Exercise task
Your output must be the lines below from the line containing "What Observable Plot" to the line containing "Serif', 'Times New", both lines included, reproduced exactly and without pictures.
—————
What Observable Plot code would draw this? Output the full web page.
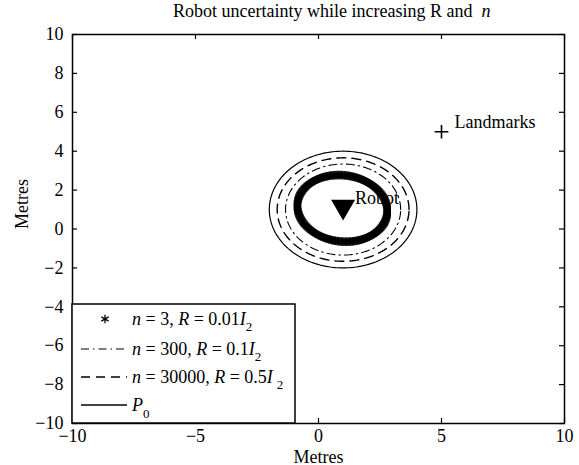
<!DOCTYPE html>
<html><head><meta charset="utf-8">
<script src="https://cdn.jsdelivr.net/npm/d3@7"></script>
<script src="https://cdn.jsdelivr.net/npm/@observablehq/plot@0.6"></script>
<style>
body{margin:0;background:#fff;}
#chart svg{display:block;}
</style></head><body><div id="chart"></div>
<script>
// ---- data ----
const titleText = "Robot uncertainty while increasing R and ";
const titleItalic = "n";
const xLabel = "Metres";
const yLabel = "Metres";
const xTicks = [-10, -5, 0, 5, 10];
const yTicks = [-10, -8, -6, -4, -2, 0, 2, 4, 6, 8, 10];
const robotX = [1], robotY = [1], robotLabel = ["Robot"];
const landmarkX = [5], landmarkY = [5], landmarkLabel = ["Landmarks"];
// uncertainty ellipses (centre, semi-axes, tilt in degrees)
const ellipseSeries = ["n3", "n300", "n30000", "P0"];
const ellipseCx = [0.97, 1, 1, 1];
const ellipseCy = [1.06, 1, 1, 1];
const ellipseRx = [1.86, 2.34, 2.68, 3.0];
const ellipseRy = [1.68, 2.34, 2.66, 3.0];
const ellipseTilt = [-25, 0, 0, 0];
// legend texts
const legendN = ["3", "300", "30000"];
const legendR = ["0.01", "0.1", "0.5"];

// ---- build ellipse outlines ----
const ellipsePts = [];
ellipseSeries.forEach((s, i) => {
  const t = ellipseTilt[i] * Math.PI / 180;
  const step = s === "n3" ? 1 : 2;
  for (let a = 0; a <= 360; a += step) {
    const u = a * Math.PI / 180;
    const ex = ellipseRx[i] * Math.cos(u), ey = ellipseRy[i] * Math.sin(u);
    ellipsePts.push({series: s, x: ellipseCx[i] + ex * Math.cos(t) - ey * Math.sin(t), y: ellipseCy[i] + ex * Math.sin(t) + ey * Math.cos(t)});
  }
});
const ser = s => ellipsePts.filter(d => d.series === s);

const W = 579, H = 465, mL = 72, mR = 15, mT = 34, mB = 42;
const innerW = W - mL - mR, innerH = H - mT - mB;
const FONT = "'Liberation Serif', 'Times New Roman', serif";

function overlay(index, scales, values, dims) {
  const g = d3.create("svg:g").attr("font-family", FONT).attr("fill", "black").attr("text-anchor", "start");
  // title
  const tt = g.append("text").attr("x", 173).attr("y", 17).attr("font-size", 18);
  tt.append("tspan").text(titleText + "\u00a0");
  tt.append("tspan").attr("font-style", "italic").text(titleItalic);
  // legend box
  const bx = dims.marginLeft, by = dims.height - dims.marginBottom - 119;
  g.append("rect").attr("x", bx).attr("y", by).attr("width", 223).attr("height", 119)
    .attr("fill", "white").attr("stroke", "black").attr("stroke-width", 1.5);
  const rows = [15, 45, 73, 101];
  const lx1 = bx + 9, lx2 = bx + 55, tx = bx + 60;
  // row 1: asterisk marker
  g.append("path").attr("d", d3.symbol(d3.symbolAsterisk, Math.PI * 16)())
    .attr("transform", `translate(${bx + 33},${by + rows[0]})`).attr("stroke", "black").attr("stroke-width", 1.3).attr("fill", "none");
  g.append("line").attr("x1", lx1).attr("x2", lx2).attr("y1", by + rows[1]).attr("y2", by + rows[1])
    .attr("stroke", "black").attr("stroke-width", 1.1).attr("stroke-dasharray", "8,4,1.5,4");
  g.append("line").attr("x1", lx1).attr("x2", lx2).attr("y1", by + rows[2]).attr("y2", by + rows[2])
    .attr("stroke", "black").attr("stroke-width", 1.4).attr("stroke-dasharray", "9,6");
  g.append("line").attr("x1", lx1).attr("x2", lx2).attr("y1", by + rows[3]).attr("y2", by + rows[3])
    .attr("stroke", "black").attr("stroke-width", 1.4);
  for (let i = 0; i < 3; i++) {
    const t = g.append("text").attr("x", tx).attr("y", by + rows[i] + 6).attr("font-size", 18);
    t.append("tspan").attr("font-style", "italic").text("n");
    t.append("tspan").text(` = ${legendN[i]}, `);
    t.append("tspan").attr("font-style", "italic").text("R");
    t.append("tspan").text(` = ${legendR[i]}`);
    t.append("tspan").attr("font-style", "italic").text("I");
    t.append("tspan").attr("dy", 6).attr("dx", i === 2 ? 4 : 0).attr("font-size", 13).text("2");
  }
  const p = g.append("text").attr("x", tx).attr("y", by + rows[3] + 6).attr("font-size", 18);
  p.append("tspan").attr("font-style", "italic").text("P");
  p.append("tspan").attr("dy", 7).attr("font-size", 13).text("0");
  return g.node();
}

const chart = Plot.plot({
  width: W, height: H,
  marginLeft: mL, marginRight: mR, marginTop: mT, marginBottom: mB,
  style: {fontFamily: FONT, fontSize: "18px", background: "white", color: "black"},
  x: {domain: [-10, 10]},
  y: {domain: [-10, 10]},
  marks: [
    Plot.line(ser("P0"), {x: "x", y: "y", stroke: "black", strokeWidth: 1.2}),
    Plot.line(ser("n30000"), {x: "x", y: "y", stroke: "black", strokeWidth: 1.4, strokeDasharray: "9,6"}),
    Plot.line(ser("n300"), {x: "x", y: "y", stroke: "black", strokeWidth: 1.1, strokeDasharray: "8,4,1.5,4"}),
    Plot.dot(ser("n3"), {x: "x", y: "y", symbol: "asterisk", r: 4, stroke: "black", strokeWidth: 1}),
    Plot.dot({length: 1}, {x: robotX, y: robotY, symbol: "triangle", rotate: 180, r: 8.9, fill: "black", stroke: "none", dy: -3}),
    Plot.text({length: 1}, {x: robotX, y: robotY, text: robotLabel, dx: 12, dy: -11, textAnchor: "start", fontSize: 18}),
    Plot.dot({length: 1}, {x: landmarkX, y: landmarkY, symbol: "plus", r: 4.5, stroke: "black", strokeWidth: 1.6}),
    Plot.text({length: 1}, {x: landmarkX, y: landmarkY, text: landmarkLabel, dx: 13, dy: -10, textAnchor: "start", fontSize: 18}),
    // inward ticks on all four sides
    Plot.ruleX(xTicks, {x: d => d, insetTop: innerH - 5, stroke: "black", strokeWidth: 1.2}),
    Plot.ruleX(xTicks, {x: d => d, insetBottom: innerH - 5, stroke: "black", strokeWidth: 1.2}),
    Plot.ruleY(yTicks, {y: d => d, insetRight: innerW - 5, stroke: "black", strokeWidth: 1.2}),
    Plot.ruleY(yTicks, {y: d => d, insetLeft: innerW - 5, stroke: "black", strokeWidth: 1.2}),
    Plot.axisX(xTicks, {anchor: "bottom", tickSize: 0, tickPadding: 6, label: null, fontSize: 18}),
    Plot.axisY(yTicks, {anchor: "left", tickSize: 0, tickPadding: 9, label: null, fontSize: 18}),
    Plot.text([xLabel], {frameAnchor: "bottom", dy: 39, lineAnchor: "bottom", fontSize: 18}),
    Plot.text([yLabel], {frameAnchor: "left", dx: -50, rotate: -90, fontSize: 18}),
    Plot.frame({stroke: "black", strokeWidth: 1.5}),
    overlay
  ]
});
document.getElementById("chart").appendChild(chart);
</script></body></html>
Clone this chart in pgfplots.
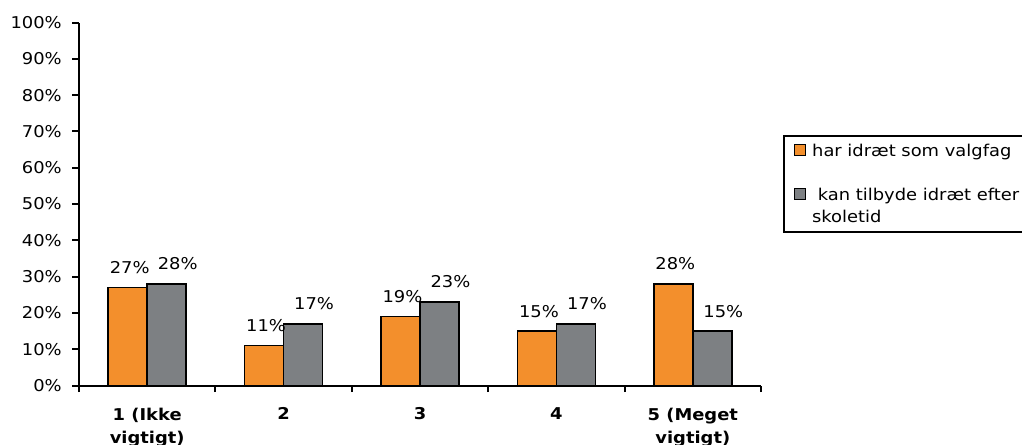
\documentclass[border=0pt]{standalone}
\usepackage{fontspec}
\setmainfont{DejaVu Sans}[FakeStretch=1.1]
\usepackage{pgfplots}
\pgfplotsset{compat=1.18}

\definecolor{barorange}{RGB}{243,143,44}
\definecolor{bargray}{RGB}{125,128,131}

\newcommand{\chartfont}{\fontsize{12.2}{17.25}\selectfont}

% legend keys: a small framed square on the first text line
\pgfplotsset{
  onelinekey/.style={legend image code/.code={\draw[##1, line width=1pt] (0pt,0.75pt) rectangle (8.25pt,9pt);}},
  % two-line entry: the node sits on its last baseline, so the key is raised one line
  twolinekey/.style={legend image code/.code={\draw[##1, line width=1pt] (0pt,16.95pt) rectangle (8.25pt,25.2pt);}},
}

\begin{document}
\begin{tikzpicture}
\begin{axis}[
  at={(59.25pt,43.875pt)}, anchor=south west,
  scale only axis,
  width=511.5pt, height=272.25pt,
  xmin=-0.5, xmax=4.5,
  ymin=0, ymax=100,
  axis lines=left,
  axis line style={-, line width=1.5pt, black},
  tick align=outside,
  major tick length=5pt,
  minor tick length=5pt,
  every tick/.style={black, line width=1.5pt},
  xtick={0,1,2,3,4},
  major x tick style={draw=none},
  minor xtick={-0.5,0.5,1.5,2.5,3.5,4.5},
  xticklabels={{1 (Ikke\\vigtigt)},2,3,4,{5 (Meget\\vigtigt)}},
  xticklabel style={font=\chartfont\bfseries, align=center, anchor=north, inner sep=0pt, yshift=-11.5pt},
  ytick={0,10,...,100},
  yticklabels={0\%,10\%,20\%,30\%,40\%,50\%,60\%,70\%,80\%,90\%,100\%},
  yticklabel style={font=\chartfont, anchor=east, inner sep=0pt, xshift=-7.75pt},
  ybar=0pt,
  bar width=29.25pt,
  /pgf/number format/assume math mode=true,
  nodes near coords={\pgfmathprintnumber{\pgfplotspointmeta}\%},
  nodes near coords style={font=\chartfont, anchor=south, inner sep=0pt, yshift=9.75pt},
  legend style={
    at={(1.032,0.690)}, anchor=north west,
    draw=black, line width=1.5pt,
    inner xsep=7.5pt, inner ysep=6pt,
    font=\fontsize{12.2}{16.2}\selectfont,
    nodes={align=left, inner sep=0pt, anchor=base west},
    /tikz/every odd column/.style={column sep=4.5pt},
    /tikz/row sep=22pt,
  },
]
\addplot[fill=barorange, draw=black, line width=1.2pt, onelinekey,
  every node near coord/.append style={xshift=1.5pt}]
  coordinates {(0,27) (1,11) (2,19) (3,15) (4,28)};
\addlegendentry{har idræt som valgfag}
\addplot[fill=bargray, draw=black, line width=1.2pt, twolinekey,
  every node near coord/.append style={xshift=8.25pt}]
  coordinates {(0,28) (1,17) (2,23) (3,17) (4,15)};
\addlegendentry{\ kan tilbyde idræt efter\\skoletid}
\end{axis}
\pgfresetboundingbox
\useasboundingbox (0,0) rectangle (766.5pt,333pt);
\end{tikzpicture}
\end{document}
—————
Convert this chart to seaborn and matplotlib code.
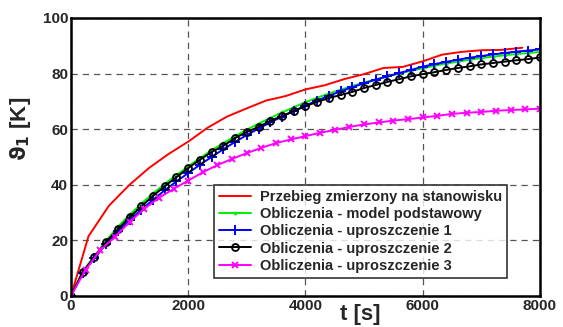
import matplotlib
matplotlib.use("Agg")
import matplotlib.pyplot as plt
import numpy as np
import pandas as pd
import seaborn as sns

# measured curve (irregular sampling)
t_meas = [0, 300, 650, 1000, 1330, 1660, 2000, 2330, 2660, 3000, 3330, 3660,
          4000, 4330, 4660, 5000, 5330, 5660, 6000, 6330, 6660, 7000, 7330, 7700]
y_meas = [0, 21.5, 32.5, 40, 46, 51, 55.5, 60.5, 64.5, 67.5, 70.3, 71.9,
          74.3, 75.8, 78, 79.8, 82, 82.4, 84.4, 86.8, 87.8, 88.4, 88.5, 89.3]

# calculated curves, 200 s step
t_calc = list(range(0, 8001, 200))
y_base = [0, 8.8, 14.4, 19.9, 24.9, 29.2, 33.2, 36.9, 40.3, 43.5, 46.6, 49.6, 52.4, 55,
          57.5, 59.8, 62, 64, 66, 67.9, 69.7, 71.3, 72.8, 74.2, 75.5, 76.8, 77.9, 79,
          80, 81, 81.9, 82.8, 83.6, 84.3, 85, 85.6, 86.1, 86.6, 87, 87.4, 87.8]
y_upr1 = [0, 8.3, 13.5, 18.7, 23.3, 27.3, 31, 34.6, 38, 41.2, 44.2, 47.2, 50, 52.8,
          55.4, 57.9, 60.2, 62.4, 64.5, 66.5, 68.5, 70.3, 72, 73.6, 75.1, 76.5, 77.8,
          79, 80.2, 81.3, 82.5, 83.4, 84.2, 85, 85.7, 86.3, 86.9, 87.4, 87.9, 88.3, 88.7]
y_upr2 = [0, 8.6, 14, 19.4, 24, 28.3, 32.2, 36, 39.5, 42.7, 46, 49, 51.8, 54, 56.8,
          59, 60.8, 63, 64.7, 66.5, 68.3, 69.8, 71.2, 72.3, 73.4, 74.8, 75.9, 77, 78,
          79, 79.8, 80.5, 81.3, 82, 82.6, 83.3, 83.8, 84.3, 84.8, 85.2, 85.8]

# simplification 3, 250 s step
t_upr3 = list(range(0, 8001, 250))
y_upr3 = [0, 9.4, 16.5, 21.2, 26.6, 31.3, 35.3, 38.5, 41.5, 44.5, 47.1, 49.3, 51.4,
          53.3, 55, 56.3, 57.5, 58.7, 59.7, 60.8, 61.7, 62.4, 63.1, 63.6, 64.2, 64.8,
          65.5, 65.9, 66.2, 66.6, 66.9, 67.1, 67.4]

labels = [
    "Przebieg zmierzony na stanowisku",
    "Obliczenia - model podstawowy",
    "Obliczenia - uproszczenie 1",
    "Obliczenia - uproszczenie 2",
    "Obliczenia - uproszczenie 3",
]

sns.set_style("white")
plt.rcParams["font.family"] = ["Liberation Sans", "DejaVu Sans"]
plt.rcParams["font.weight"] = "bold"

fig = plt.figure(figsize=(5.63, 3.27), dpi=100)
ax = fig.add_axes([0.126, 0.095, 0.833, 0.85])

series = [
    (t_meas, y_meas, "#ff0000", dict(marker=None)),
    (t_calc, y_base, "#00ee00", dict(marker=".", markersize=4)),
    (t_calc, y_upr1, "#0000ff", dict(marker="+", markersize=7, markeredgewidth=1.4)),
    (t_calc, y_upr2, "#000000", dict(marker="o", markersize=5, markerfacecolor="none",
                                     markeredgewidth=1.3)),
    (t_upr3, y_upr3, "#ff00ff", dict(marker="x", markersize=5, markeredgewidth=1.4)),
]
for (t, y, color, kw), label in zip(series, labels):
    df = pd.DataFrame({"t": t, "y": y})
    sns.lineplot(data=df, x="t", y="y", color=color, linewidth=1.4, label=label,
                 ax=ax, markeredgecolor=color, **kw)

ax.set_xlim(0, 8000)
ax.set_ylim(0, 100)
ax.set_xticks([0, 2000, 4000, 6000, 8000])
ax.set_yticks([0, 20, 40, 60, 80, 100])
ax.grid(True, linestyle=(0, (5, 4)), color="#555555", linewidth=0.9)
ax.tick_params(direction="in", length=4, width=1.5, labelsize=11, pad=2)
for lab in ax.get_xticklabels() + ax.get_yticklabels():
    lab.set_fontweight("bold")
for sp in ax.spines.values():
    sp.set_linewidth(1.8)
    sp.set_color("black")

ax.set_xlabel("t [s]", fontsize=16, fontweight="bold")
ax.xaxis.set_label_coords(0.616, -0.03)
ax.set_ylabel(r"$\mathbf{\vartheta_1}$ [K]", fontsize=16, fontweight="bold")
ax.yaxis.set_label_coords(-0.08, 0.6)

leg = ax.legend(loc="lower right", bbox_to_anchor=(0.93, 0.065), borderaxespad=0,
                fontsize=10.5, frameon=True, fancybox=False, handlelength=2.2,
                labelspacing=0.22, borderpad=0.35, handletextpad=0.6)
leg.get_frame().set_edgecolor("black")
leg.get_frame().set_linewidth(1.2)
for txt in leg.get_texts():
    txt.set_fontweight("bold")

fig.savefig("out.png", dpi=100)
—————
Full output
What Observable Plot code would draw this? Output the full web page.
<!DOCTYPE html>
<html><head><meta charset="utf-8">
<script src="https://cdn.jsdelivr.net/npm/d3@7"></script>
<script src="https://cdn.jsdelivr.net/npm/@observablehq/plot@0.6"></script>
<style>
body{margin:0;background:#fff;}
#chart svg{display:block;}
</style></head><body><div id="chart"></div>
<script>
// ---- data ----
const titleText = "Robot uncertainty while increasing R and ";
const titleItalic = "n";
const xLabel = "Metres";
const yLabel = "Metres";
const xTicks = [-10, -5, 0, 5, 10];
const yTicks = [-10, -8, -6, -4, -2, 0, 2, 4, 6, 8, 10];
const robotX = [1], robotY = [1], robotLabel = ["Robot"];
const landmarkX = [5], landmarkY = [5], landmarkLabel = ["Landmarks"];
// uncertainty ellipses (centre, semi-axes, tilt in degrees)
const ellipseSeries = ["n3", "n300", "n30000", "P0"];
const ellipseCx = [0.97, 1, 1, 1];
const ellipseCy = [1.06, 1, 1, 1];
const ellipseRx = [1.86, 2.34, 2.68, 3.0];
const ellipseRy = [1.68, 2.34, 2.66, 3.0];
const ellipseTilt = [-25, 0, 0, 0];
// legend texts
const legendN = ["3", "300", "30000"];
const legendR = ["0.01", "0.1", "0.5"];

// ---- build ellipse outlines ----
const ellipsePts = [];
ellipseSeries.forEach((s, i) => {
  const t = ellipseTilt[i] * Math.PI / 180;
  const step = s === "n3" ? 1 : 2;
  for (let a = 0; a <= 360; a += step) {
    const u = a * Math.PI / 180;
    const ex = ellipseRx[i] * Math.cos(u), ey = ellipseRy[i] * Math.sin(u);
    ellipsePts.push({series: s, x: ellipseCx[i] + ex * Math.cos(t) - ey * Math.sin(t), y: ellipseCy[i] + ex * Math.sin(t) + ey * Math.cos(t)});
  }
});
const ser = s => ellipsePts.filter(d => d.series === s);

const W = 579, H = 465, mL = 72, mR = 15, mT = 34, mB = 42;
const innerW = W - mL - mR, innerH = H - mT - mB;
const FONT = "'Liberation Serif', 'Times New Roman', serif";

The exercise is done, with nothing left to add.